Pour ce qui est de l’utilisation des services de tiers, le CRTC met en garde les entreprises. « Plusieurs entreprises font affaire avec des tiers pour envoyer leurs messages. Si une violation de la loi se fait via l’envoi d’un message par un tiers, l’entreprise demeure responsable de ces violations », dit M. Barrat.

Plusieurs questions du public sont restées sans réponse précise, notamment celles portant sur les exceptions relatives au markéting B2B (business to business). Le CRTC a avoué qu’il était très difficile de prouver une relation d’affaires entre deux compagnies sans contrat et qu’il vaudrait mieux obtenir le consentement clair plutôt que de jouer sur cette exception.

De plus, le CRTC a affirmé que la loi considère qu’à chaque nouvelle transaction, le contrat d’affaires est renouvelé. Par exemple, si un client retire son consentement en se désabonnant d’une infolettre d’une entreprise et qu’il refait un achat auprès de la même entreprise, l’entreprise est autorisée à lui envoyer des messages électroniques commerciaux, comme le consentement tacite est renouvelé. Le client devra alors se désabonner de nouveau.

Gagner la confiance des clients

Selon le CRTC, la conformité entraine un impact positif sur la relation des entreprises avec les clients. « Les données montrent que les gens ouvrent davantage les courriels envoyés par les entreprises, parce qu’ils ont demandé à les recevoir », a affirmé M. Barrat.

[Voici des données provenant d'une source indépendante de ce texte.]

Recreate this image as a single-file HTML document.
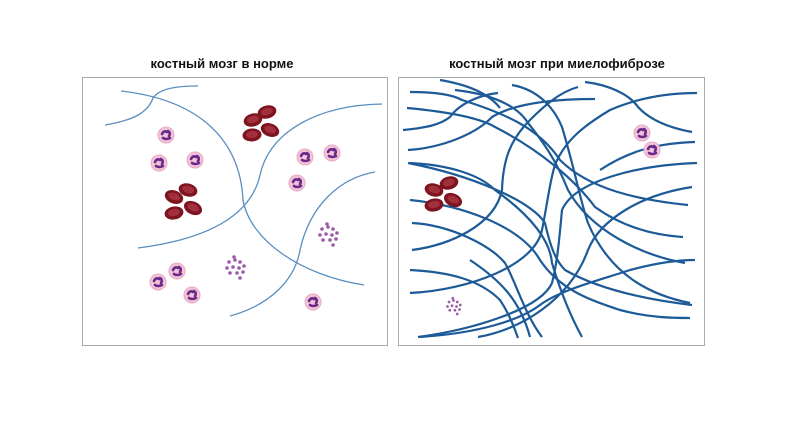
<!DOCTYPE html>
<html><head><meta charset="utf-8"><style>
html,body{margin:0;padding:0;background:#fff;width:800px;height:424px;overflow:hidden}
svg{display:block}
text{font-family:"Liberation Sans",sans-serif;font-weight:bold;font-size:13px;fill:#111}
</style></head><body>
<svg width="800" height="424" viewBox="0 0 800 424">
<defs>
<g id="n"><circle r="8" fill="#f2c4d8"/><circle r="8" fill="none" stroke="#e8a9c4" stroke-width="1"/><path d="M-4,-1 Q-2,-5 1,-3 M2,-4 Q5,-2 3,1 M-3,3 Q0,5 4,3" stroke="#6a2a8a" stroke-width="2.6" fill="none" stroke-linecap="round"/></g>
<g id="r"><ellipse rx="9.5" ry="6.5" fill="#7d1420"/><ellipse rx="6" ry="3.6" fill="#a2303c" cy="-0.5"/></g>
<g id="p"><circle r="1.8" fill="#9b5aa8"/></g>
<g id="pc"><use href="#p" x="0" y="0"/><use href="#p" x="6" y="-2"/><use href="#p" x="11" y="0"/><use href="#p" x="-2" y="6"/><use href="#p" x="4" y="5"/><use href="#p" x="10" y="6"/><use href="#p" x="15" y="4"/><use href="#p" x="1" y="11"/><use href="#p" x="8" y="11"/><use href="#p" x="14" y="10"/><use href="#p" x="11" y="16"/><use href="#p" x="5" y="-5"/></g>
</defs>
<text x="222" y="68" text-anchor="middle">костный мозг в норме</text>
<text x="557" y="68" text-anchor="middle">костный мозг при миелофиброзе</text>
<rect x="82.5" y="77.5" width="305" height="268" fill="#fff" stroke="#aaa" stroke-width="1"/>
<rect x="398.5" y="77.5" width="306" height="268" fill="#fff" stroke="#aaa" stroke-width="1"/>
<g fill="none" stroke="#5b8fc0" stroke-width="1.3">
<path d="M105,125 C135,120 148,112 153,98 C160,88 178,86 198,86"/>
<path d="M121,91 C200,100 240,140 243,200 C250,240 300,275 364,285"/>
<path d="M138,248 C200,240 250,220 260,175 C270,130 320,105 382,104"/>
<path d="M230,316 C270,305 295,280 300,250 C310,205 340,178 375,172"/>
</g>
<g fill="none" stroke="#1d5a98" stroke-width="2.2">
<path d="M410,92 C440,92 455,96 462,100 C510,115 540,130 560,160 C590,190 640,200 688,205"/>
<path d="M407,108 C450,112 480,118 495,127 C540,150 575,180 595,207 C620,225 650,235 683,237"/>
<path d="M455,90 C500,95 520,110 528,123 C550,150 560,170 568,190 C590,230 640,255 685,263"/>
<path d="M512,85 C540,90 555,110 562,127 C575,170 580,200 588,223 C610,275 650,295 690,303"/>
<path d="M410,163 C450,165 480,175 495,190 C530,215 550,240 552,263 C560,290 570,315 582,337"/>
<path d="M412,223 C450,225 490,245 505,263 C515,280 525,315 542,337"/>
<path d="M408,163 C470,175 530,200 545,223 C550,245 555,260 565,270 C600,290 650,300 692,305"/>
<path d="M403,130 C425,128 440,125 450,117 C460,103 480,95 498,93"/>
<path d="M408,150 C440,148 475,135 492,117 C515,103 555,99 595,99"/>
<path d="M412,250 C450,245 495,225 502,190 C503,160 510,140 530,120 C545,105 560,92 578,87"/>
<path d="M410,293 C470,290 535,265 542,230 C548,200 550,180 555,165 C565,140 585,125 610,110 C640,97 670,93 697,93"/>
<path d="M418,337 C470,330 540,310 552,283 C558,260 560,230 562,210 C575,180 640,165 697,163"/>
<path d="M478,337 C520,330 570,300 588,250 C600,220 640,195 692,187"/>
<path d="M585,82 C610,85 630,95 638,107 C650,120 670,128 692,132"/>
<path d="M410,200 C460,205 520,225 540,260 C560,290 590,300 620,310 C650,318 675,318 690,318"/>
<path d="M440,80 C470,85 490,95 500,108"/>
<path d="M600,170 C630,150 660,143 695,142"/>
<path d="M470,260 C500,280 520,300 530,337"/>
<path d="M420,337 C480,333 520,320 540,305 C560,290 600,280 630,270 C660,262 680,260 695,260"/>
<path d="M410,270 C450,272 480,280 500,300 C510,315 515,330 518,338"/>
</g>
<use href="#r" x="267" y="112" transform="rotate(-15 267 112)"/>
<use href="#r" x="253" y="120" transform="rotate(-15 253 120)"/>
<use href="#r" x="270" y="130" transform="rotate(20 270 130)"/>
<use href="#r" x="252" y="135" transform="rotate(-5 252 135)"/>
<use href="#r" x="188" y="190" transform="rotate(15 188 190)"/>
<use href="#r" x="174" y="197" transform="rotate(20 174 197)"/>
<use href="#r" x="193" y="208" transform="rotate(25 193 208)"/>
<use href="#r" x="174" y="213" transform="rotate(-10 174 213)"/>
<use href="#r" x="449" y="183" transform="rotate(-15 449 183)"/>
<use href="#r" x="434" y="190" transform="rotate(15 434 190)"/>
<use href="#r" x="453" y="200" transform="rotate(25 453 200)"/>
<use href="#r" x="434" y="205" transform="rotate(-10 434 205)"/>
<use href="#n" x="166" y="135"/><use href="#n" x="159" y="163"/><use href="#n" x="195" y="160"/>
<use href="#n" x="305" y="157"/><use href="#n" x="332" y="153"/><use href="#n" x="297" y="183"/>
<use href="#n" x="158" y="282"/><use href="#n" x="177" y="271"/><use href="#n" x="192" y="295"/>
<use href="#n" x="313" y="302"/>
<use href="#n" x="642" y="133"/><use href="#n" x="652" y="150"/>
<use href="#pc" x="229" y="262"/>
<use href="#pc" x="322" y="229"/>
<use href="#pc" transform="translate(449,302) scale(0.75)"/>
</svg>
</body></html>
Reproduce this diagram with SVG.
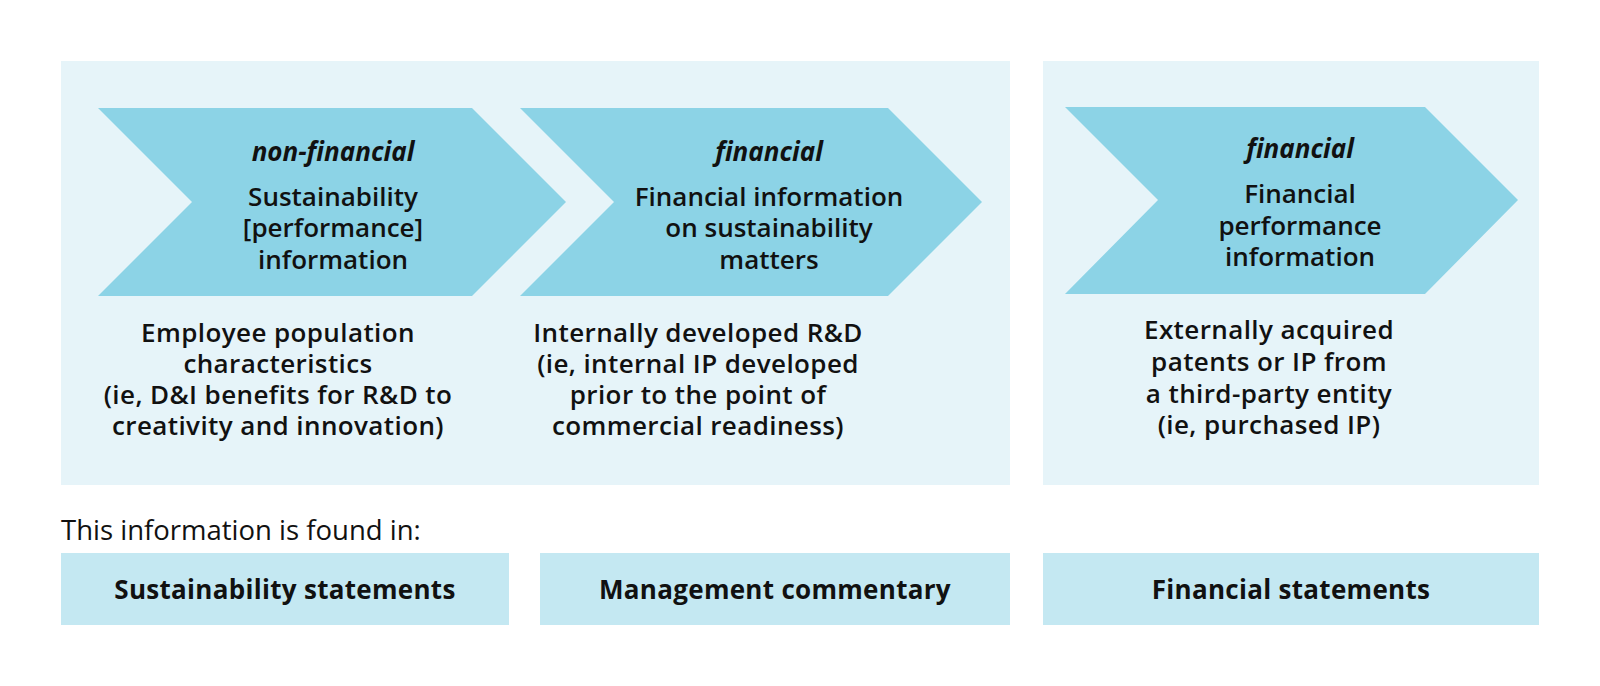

Il a aussi réitéré que le CRTC surveillait le marché régulièrement afin de s’assurer de la conformité. Il ajoute qu’il est primordial pour toute entreprise d’avoir ses politiques de conformité par écrit. « Si jamais nous débarquons dans votre entreprise, ce n’est pas assez de répondre que vous avez des principes pour vous assurer du respect de la loi. Il faut des preuves. Un programme robuste est toujours la meilleure preuve dans le cas où on demande des renseignements ou que l’on pose des questions ».

Des suggestions

Selon le CRTC, le type de programme varie selon les entreprises. Pour une plus petite compagnie, il suffit d’avoir un document regroupant les clients avec les informations suivantes : qui a fourni le consentement ? Quand ? Comment ? Depuis quand date la relation d’affaires ? Le CRTC suggère aussi d’inclure au document les preuves d’achats et toute demande de désabonnement, s’il y a lieu. « Un bon programme de conformité peut vous permettre de bien vous défendre en cas d’enquête », a ajouté M. Barrat.

Il existe un lien entre la visibilité de la loi et le nombre de plaintes. « Quand nous faisons de la publicité, quand les médias parlent de la loi et quand nous rendons des décisions, on reçoit plus de plaintes », a reconnu Linda Ko, la gestionnaire de la mise en application du commerce électronique au CRTC, aussi présente à la conférence de l’AMR.

Jusqu’à présent, le CRTC a rapporté un total de 1,2 million de plaintes et a donné des procès-verbaux avec des sanctions administratives pécuniaires de près de 2 millions de dollars (M$). Les sanctions sont sévères, elles peuvent atteindre 1 M$ pour les particuliers et 10 M$ pour les entreprises.

Toutefois, les plaintes ne mènent pas nécessairement à une enquête ou à des amendes. « On fait de la surveillance. On va envoyer une lettre d’avertissement qui explique les obligations des entreprises », explique M. Barrat. Le CRTC mène « entre 5 et 10 enquêtes formelles » en ce moment, a-t-il ajouté.